begin DATA LINES

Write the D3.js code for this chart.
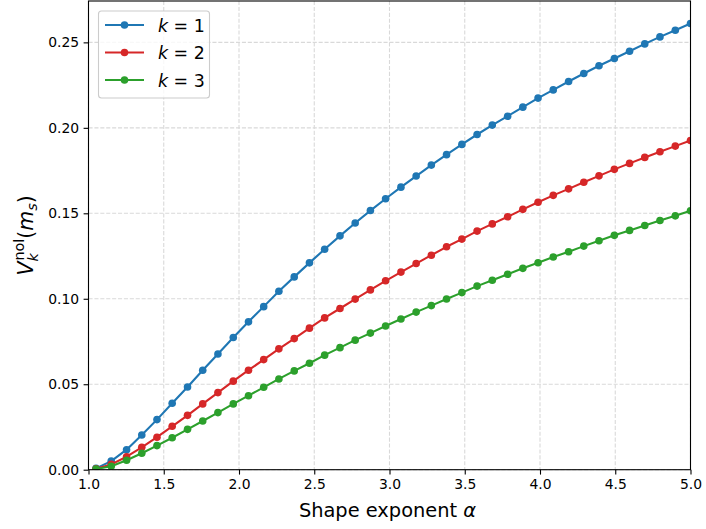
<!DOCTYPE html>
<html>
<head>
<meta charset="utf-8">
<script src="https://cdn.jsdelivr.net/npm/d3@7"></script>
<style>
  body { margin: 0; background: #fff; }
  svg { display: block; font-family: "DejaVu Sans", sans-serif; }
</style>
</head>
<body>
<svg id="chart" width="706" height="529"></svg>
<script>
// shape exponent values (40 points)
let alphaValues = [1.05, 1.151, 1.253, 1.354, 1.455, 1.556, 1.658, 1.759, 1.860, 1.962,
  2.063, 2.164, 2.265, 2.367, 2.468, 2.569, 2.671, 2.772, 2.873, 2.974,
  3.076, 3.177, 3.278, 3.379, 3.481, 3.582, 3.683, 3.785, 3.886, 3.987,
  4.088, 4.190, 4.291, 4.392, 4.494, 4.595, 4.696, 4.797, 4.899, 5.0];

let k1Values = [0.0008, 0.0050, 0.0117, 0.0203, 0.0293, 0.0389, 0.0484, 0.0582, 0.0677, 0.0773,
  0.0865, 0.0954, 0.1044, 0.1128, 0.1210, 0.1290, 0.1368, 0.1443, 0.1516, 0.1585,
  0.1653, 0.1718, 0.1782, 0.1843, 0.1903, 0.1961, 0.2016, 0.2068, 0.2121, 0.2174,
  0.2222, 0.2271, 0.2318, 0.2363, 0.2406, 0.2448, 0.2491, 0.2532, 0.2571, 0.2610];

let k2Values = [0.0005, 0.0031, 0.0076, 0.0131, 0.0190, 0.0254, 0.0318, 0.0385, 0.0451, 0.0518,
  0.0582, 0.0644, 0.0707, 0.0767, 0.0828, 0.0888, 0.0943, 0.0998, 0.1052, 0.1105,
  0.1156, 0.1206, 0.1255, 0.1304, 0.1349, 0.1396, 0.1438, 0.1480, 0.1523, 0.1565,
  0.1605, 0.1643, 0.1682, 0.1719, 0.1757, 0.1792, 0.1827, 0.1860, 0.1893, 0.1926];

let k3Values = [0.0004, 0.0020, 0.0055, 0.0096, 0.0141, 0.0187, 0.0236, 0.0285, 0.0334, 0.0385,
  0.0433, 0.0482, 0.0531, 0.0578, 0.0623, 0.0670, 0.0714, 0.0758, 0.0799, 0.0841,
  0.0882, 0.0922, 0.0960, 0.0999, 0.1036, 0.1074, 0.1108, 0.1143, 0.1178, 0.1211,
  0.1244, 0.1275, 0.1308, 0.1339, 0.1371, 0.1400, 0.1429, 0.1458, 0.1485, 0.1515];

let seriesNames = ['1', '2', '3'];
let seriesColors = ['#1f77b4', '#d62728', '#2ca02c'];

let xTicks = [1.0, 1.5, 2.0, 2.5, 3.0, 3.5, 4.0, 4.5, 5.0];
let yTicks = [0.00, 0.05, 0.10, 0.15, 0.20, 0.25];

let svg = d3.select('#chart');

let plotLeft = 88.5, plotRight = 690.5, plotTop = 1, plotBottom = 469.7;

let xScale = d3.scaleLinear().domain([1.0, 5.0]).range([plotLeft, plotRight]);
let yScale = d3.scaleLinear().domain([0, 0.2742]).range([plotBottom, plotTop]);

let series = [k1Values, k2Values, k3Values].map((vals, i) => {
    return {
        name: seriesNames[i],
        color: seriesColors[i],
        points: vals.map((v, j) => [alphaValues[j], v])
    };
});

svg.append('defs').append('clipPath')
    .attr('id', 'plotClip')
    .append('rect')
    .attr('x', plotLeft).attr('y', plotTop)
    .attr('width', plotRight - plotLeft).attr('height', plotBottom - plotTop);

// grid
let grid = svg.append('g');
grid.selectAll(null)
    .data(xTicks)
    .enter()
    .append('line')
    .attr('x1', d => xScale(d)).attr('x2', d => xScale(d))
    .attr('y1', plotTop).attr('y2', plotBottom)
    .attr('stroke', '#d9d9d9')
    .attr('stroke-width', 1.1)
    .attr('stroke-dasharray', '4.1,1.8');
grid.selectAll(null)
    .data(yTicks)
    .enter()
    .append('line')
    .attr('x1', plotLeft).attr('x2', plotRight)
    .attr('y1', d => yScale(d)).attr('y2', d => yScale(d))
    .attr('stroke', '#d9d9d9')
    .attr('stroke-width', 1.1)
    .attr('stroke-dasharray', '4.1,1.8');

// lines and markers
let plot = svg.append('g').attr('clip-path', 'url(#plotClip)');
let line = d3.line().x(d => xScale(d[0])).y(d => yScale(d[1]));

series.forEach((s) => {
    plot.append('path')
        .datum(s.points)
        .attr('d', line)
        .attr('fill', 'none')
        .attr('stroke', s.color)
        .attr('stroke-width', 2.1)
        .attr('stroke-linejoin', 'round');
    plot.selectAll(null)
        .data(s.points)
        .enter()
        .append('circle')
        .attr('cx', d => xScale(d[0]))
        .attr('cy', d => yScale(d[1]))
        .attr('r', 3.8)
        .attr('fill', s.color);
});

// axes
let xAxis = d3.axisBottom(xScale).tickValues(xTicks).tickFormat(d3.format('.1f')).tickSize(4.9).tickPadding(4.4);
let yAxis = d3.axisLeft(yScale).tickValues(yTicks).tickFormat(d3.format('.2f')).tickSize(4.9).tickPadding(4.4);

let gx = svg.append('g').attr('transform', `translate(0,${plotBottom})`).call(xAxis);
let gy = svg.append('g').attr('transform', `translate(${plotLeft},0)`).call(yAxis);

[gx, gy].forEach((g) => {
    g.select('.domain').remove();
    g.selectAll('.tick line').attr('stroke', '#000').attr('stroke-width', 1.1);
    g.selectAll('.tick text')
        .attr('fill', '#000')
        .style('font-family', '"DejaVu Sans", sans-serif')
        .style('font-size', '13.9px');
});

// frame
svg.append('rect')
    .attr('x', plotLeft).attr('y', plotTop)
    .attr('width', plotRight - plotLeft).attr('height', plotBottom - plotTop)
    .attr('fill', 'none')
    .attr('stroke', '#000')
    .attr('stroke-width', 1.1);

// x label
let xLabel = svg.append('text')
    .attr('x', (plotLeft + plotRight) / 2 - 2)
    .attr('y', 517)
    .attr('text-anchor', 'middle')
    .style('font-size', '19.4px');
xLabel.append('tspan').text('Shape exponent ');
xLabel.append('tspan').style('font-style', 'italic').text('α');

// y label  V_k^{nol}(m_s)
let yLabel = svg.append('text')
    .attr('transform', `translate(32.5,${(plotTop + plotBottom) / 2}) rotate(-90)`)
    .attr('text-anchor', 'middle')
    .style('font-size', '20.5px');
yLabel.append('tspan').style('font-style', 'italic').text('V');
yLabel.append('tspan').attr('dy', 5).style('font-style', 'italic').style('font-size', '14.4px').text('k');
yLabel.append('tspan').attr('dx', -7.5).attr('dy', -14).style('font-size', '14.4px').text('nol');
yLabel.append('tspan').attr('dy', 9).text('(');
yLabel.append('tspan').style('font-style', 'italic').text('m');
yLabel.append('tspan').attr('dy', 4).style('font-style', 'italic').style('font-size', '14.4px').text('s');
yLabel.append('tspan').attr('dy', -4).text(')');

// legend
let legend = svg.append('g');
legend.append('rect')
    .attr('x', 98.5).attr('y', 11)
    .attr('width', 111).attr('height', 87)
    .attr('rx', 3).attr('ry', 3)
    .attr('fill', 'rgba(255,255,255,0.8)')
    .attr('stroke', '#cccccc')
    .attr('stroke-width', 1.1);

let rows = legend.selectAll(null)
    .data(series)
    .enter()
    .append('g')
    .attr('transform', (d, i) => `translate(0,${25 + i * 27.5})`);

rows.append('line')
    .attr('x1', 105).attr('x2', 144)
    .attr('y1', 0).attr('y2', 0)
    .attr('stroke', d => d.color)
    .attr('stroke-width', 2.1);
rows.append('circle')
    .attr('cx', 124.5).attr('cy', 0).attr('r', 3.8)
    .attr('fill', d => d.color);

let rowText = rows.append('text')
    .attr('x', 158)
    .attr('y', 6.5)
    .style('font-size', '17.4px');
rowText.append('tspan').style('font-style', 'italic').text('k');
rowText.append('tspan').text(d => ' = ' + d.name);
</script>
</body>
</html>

end DATA LINES

## EXERCISE INSTRUCTIONS
Copy each line that contains the word "chart".

## SOLUTION TO THE PROBLEM
Write the D3.js code for this chart.
<svg id="chart" width="706" height="529"></svg>
let svg = d3.select('#chart');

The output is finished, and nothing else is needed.